--- start Records shown ---

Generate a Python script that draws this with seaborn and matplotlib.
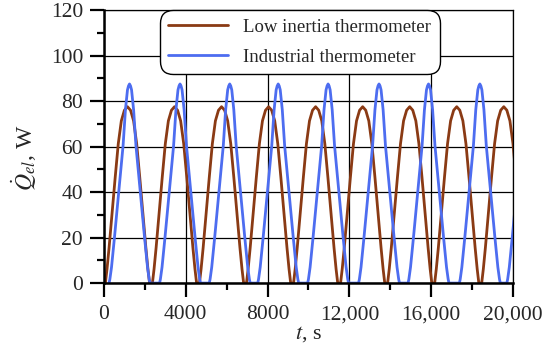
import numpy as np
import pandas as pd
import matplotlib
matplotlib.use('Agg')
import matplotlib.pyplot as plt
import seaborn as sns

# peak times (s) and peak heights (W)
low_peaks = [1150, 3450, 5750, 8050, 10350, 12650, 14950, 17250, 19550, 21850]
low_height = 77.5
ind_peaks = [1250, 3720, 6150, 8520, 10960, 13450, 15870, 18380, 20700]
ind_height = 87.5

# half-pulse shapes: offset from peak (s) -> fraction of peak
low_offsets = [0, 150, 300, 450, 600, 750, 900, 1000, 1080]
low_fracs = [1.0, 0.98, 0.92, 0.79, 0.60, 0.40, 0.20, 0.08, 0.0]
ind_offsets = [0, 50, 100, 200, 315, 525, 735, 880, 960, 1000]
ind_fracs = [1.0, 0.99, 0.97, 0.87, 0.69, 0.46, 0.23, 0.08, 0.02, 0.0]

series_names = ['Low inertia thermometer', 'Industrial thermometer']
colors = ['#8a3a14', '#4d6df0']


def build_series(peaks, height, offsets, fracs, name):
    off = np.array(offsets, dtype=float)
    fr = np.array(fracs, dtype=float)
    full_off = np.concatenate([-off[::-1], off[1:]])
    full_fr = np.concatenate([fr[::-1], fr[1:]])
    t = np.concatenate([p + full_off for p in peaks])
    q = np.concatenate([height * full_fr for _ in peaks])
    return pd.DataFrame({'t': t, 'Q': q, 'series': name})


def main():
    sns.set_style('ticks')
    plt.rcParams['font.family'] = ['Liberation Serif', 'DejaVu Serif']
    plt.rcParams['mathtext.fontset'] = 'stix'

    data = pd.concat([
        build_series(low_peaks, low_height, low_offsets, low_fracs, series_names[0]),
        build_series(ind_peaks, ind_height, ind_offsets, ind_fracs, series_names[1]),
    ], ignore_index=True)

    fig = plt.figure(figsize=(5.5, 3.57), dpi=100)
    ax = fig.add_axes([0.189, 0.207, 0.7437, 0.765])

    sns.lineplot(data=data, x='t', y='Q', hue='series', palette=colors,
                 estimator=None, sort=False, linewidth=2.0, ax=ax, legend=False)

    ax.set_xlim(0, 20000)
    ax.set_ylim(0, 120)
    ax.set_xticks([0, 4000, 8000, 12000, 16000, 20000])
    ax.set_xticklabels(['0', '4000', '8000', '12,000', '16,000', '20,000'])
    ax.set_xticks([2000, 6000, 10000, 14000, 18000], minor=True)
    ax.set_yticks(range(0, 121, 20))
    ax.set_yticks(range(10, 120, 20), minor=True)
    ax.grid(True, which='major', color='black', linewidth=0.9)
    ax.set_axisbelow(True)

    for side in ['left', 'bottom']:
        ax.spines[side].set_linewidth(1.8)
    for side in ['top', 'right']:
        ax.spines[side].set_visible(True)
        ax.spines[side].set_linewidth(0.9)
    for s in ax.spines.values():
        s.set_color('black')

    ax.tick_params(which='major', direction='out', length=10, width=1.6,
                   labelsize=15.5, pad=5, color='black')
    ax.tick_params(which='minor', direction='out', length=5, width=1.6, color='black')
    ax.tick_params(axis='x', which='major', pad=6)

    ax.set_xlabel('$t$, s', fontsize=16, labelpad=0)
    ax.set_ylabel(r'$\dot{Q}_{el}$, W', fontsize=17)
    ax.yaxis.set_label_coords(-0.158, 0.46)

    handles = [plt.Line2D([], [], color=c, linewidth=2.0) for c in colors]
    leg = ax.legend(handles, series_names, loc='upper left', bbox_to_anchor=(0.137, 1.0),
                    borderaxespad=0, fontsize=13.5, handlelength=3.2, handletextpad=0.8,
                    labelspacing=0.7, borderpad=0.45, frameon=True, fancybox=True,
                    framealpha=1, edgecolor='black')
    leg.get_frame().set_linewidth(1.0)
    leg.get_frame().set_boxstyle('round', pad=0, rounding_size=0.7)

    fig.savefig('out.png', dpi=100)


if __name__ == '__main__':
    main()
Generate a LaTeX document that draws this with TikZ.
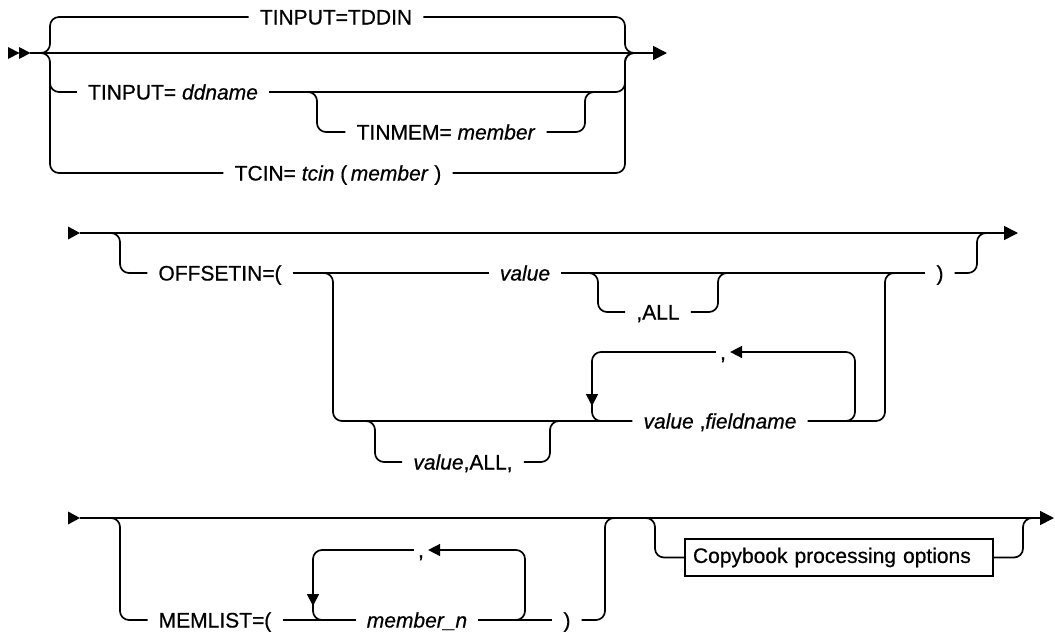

--- end Records shown ---

[Your instructions] Transcribe the entries above verbatim, omitting their pictures.

[Result of the exercise]
Generate a Python script that draws this with seaborn and matplotlib.
import numpy as np
import pandas as pd
import matplotlib
matplotlib.use('Agg')
import matplotlib.pyplot as plt
import seaborn as sns

# peak times (s) and peak heights (W)
low_peaks = [1150, 3450, 5750, 8050, 10350, 12650, 14950, 17250, 19550, 21850]
low_height = 77.5
ind_peaks = [1250, 3720, 6150, 8520, 10960, 13450, 15870, 18380, 20700]
ind_height = 87.5

# half-pulse shapes: offset from peak (s) -> fraction of peak
low_offsets = [0, 150, 300, 450, 600, 750, 900, 1000, 1080]
low_fracs = [1.0, 0.98, 0.92, 0.79, 0.60, 0.40, 0.20, 0.08, 0.0]
ind_offsets = [0, 50, 100, 200, 315, 525, 735, 880, 960, 1000]
ind_fracs = [1.0, 0.99, 0.97, 0.87, 0.69, 0.46, 0.23, 0.08, 0.02, 0.0]

series_names = ['Low inertia thermometer', 'Industrial thermometer']
colors = ['#8a3a14', '#4d6df0']


def build_series(peaks, height, offsets, fracs, name):
    off = np.array(offsets, dtype=float)
    fr = np.array(fracs, dtype=float)
    full_off = np.concatenate([-off[::-1], off[1:]])
    full_fr = np.concatenate([fr[::-1], fr[1:]])
    t = np.concatenate([p + full_off for p in peaks])
    q = np.concatenate([height * full_fr for _ in peaks])
    return pd.DataFrame({'t': t, 'Q': q, 'series': name})


def main():
    sns.set_style('ticks')
    plt.rcParams['font.family'] = ['Liberation Serif', 'DejaVu Serif']
    plt.rcParams['mathtext.fontset'] = 'stix'

    data = pd.concat([
        build_series(low_peaks, low_height, low_offsets, low_fracs, series_names[0]),
        build_series(ind_peaks, ind_height, ind_offsets, ind_fracs, series_names[1]),
    ], ignore_index=True)

    fig = plt.figure(figsize=(5.5, 3.57), dpi=100)
    ax = fig.add_axes([0.189, 0.207, 0.7437, 0.765])

    sns.lineplot(data=data, x='t', y='Q', hue='series', palette=colors,
                 estimator=None, sort=False, linewidth=2.0, ax=ax, legend=False)

    ax.set_xlim(0, 20000)
    ax.set_ylim(0, 120)
    ax.set_xticks([0, 4000, 8000, 12000, 16000, 20000])
    ax.set_xticklabels(['0', '4000', '8000', '12,000', '16,000', '20,000'])
    ax.set_xticks([2000, 6000, 10000, 14000, 18000], minor=True)
    ax.set_yticks(range(0, 121, 20))
    ax.set_yticks(range(10, 120, 20), minor=True)
    ax.grid(True, which='major', color='black', linewidth=0.9)
    ax.set_axisbelow(True)

    for side in ['left', 'bottom']:
        ax.spines[side].set_linewidth(1.8)
    for side in ['top', 'right']:
        ax.spines[side].set_visible(True)
        ax.spines[side].set_linewidth(0.9)
    for s in ax.spines.values():
        s.set_color('black')

    ax.tick_params(which='major', direction='out', length=10, width=1.6,
                   labelsize=15.5, pad=5, color='black')
    ax.tick_params(which='minor', direction='out', length=5, width=1.6, color='black')
    ax.tick_params(axis='x', which='major', pad=6)

    ax.set_xlabel('$t$, s', fontsize=16, labelpad=0)
    ax.set_ylabel(r'$\dot{Q}_{el}$, W', fontsize=17)
    ax.yaxis.set_label_coords(-0.158, 0.46)

    handles = [plt.Line2D([], [], color=c, linewidth=2.0) for c in colors]
    leg = ax.legend(handles, series_names, loc='upper left', bbox_to_anchor=(0.137, 1.0),
                    borderaxespad=0, fontsize=13.5, handlelength=3.2, handletextpad=0.8,
                    labelspacing=0.7, borderpad=0.45, frameon=True, fancybox=True,
                    framealpha=1, edgecolor='black')
    leg.get_frame().set_linewidth(1.0)
    leg.get_frame().set_boxstyle('round', pad=0, rounding_size=0.7)

    fig.savefig('out.png', dpi=100)


if __name__ == '__main__':
    main()
Generate a LaTeX document that draws this with TikZ.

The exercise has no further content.